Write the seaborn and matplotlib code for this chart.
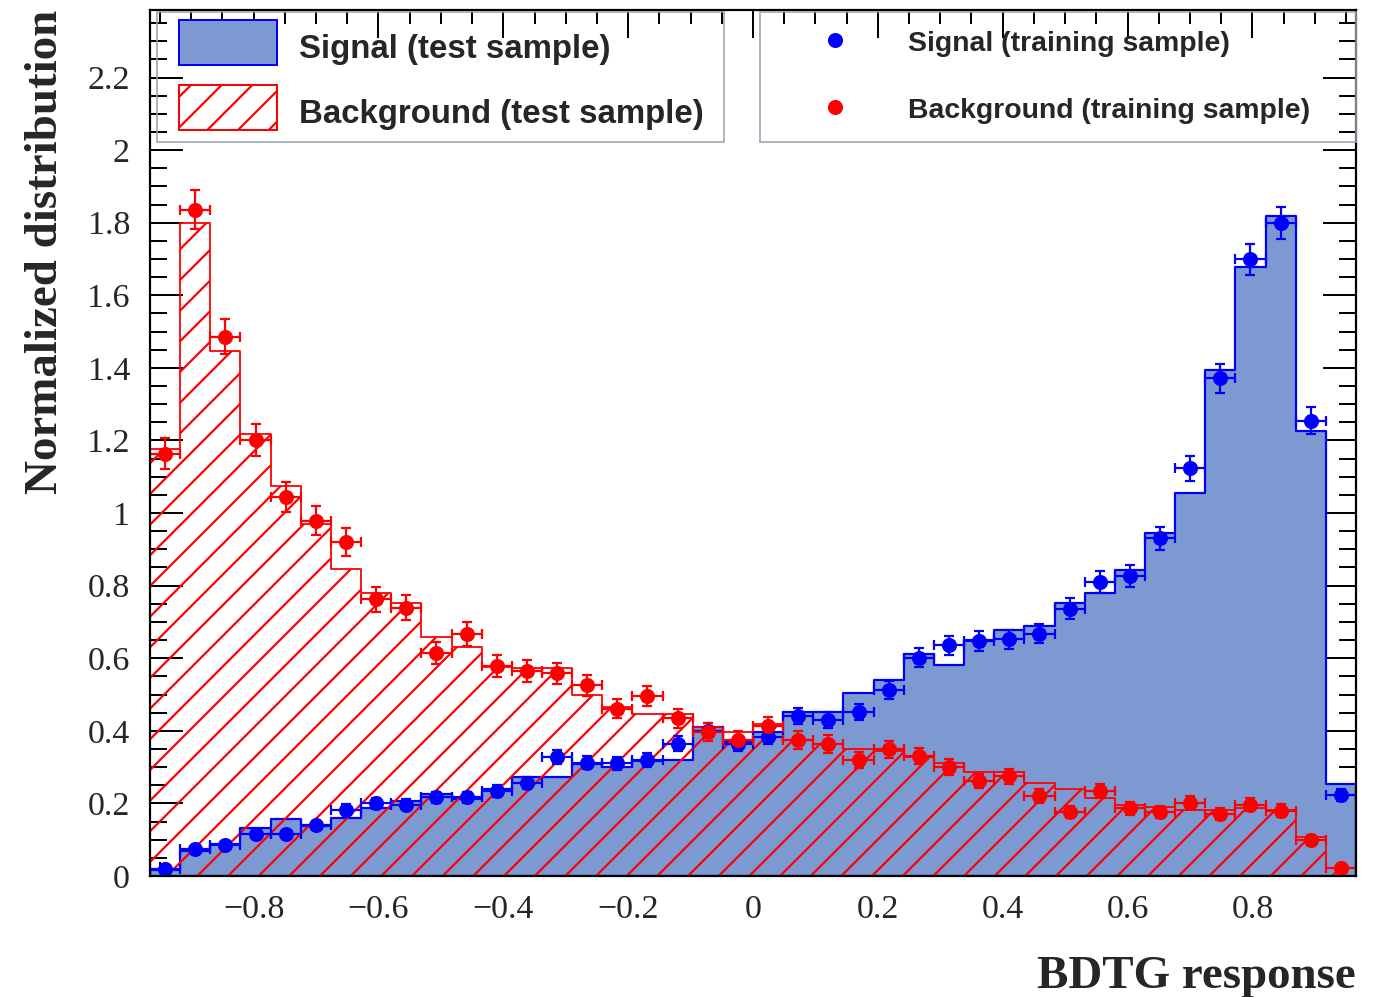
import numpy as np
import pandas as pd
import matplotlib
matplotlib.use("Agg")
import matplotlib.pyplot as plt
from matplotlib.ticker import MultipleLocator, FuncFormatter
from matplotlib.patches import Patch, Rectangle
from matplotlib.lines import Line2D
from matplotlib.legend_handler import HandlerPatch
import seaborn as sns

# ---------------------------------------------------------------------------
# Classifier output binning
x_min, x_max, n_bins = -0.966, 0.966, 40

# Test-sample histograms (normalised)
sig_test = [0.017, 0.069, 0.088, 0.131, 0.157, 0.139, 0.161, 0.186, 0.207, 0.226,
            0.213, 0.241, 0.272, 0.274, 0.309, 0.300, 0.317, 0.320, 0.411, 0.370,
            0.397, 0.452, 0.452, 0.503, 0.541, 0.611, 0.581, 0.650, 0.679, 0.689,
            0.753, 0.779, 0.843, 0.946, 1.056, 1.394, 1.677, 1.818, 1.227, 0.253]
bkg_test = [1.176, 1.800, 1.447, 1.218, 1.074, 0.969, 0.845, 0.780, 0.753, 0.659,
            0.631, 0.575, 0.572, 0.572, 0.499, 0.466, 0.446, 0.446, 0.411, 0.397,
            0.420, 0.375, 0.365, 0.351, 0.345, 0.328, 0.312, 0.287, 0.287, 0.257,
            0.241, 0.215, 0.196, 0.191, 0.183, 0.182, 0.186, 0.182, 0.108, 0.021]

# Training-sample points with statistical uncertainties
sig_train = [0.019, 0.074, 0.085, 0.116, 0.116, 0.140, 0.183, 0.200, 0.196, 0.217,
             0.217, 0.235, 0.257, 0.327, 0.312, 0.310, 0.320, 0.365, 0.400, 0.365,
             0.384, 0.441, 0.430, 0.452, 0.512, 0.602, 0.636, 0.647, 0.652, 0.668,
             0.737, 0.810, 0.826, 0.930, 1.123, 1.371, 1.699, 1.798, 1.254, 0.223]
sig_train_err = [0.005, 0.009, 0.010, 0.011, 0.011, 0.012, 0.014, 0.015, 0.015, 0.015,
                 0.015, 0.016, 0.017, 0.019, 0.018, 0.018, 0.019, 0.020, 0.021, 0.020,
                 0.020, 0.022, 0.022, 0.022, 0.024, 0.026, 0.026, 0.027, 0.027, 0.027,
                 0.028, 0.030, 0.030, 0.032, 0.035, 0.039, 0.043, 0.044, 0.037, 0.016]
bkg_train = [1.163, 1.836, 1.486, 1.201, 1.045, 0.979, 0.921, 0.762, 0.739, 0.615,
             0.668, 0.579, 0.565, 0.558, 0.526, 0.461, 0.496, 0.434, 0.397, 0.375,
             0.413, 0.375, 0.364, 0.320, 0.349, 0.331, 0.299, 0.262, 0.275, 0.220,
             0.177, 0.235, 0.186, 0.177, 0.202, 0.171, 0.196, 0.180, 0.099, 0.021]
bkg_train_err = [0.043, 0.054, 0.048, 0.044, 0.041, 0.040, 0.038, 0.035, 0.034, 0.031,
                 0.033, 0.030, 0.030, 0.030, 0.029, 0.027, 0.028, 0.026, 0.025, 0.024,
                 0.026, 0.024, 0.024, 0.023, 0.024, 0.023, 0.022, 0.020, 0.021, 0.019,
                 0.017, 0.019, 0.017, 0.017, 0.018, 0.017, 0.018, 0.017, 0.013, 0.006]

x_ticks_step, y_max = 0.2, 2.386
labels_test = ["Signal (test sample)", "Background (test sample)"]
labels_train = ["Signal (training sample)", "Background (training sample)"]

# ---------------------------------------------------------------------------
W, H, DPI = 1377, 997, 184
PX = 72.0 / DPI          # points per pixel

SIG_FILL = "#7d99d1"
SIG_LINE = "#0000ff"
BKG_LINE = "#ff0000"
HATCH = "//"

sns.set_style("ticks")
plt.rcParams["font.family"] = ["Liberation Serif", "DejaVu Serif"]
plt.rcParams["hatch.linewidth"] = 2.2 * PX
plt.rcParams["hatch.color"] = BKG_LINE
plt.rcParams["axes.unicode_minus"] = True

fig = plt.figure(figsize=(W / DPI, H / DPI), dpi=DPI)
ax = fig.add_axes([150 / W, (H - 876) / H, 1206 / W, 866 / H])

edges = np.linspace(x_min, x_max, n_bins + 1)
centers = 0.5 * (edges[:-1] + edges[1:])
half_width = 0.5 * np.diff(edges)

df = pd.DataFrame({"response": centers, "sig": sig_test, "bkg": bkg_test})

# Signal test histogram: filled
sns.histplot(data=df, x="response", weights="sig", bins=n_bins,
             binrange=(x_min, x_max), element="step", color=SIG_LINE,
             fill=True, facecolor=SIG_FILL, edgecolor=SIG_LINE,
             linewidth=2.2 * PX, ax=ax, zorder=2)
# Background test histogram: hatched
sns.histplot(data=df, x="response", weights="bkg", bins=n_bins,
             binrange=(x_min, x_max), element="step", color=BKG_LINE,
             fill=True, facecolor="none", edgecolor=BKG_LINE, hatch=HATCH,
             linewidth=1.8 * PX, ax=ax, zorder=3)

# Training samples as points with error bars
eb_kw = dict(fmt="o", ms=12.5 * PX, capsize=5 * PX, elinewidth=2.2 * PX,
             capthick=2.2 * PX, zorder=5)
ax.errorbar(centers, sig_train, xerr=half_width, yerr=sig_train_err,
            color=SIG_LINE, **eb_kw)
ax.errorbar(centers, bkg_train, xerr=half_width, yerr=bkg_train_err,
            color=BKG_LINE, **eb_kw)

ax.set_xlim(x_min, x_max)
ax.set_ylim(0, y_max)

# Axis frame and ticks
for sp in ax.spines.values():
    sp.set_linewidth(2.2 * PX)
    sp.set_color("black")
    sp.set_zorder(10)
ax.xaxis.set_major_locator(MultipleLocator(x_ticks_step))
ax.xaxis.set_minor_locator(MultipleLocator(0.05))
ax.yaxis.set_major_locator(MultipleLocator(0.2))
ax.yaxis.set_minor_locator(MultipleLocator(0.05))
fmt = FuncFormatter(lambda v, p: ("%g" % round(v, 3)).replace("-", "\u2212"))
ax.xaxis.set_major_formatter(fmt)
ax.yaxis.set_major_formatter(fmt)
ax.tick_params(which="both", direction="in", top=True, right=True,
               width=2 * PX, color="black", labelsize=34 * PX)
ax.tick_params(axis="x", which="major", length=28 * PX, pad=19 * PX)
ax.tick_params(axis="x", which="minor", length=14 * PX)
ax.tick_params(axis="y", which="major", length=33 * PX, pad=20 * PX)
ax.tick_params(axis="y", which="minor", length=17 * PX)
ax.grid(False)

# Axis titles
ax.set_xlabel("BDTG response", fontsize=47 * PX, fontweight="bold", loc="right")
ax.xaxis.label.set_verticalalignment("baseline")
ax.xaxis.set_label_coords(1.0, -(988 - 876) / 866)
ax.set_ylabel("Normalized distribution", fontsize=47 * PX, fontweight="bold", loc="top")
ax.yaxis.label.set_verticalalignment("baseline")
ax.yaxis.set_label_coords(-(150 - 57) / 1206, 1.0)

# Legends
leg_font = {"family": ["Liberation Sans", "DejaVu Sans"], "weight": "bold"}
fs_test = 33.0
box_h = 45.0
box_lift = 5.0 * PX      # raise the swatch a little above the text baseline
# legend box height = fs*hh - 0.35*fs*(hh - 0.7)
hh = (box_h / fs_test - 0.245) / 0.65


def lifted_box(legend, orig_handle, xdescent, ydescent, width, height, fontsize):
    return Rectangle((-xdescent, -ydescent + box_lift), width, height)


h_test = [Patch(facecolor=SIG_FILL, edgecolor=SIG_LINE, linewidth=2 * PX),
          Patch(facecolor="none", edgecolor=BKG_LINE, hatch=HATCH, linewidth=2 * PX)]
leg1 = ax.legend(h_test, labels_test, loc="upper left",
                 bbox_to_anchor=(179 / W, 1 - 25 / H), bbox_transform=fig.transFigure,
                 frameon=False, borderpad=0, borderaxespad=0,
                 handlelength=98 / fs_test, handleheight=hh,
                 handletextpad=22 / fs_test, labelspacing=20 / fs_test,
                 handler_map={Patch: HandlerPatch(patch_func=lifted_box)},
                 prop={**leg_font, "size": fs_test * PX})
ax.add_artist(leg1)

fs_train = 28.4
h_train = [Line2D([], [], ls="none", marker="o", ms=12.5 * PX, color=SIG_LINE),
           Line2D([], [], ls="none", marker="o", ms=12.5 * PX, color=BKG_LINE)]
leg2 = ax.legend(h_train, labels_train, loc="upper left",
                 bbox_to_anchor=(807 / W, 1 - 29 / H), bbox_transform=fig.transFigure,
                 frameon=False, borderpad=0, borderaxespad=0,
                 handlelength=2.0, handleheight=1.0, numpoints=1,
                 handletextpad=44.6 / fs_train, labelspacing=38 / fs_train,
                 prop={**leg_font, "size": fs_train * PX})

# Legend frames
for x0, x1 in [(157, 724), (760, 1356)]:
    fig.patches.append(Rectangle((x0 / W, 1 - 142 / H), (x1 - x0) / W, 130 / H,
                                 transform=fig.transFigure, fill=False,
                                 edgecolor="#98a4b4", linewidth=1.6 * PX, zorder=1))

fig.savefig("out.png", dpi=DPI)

WHAT IS EXPECTED –
Leave out any pictures, please, and quote only the lines from the top of the data through the line that contains "0.182, 0.108, 0.021]".

RESPONSE –
Write the seaborn and matplotlib code for this chart.
import numpy as np
import pandas as pd
import matplotlib
matplotlib.use("Agg")
import matplotlib.pyplot as plt
from matplotlib.ticker import MultipleLocator, FuncFormatter
from matplotlib.patches import Patch, Rectangle
from matplotlib.lines import Line2D
from matplotlib.legend_handler import HandlerPatch
import seaborn as sns

# ---------------------------------------------------------------------------
# Classifier output binning
x_min, x_max, n_bins = -0.966, 0.966, 40

# Test-sample histograms (normalised)
sig_test = [0.017, 0.069, 0.088, 0.131, 0.157, 0.139, 0.161, 0.186, 0.207, 0.226,
            0.213, 0.241, 0.272, 0.274, 0.309, 0.300, 0.317, 0.320, 0.411, 0.370,
            0.397, 0.452, 0.452, 0.503, 0.541, 0.611, 0.581, 0.650, 0.679, 0.689,
            0.753, 0.779, 0.843, 0.946, 1.056, 1.394, 1.677, 1.818, 1.227, 0.253]
bkg_test = [1.176, 1.800, 1.447, 1.218, 1.074, 0.969, 0.845, 0.780, 0.753, 0.659,
            0.631, 0.575, 0.572, 0.572, 0.499, 0.466, 0.446, 0.446, 0.411, 0.397,
            0.420, 0.375, 0.365, 0.351, 0.345, 0.328, 0.312, 0.287, 0.287, 0.257,
            0.241, 0.215, 0.196, 0.191, 0.183, 0.182, 0.186, 0.182, 0.108, 0.021]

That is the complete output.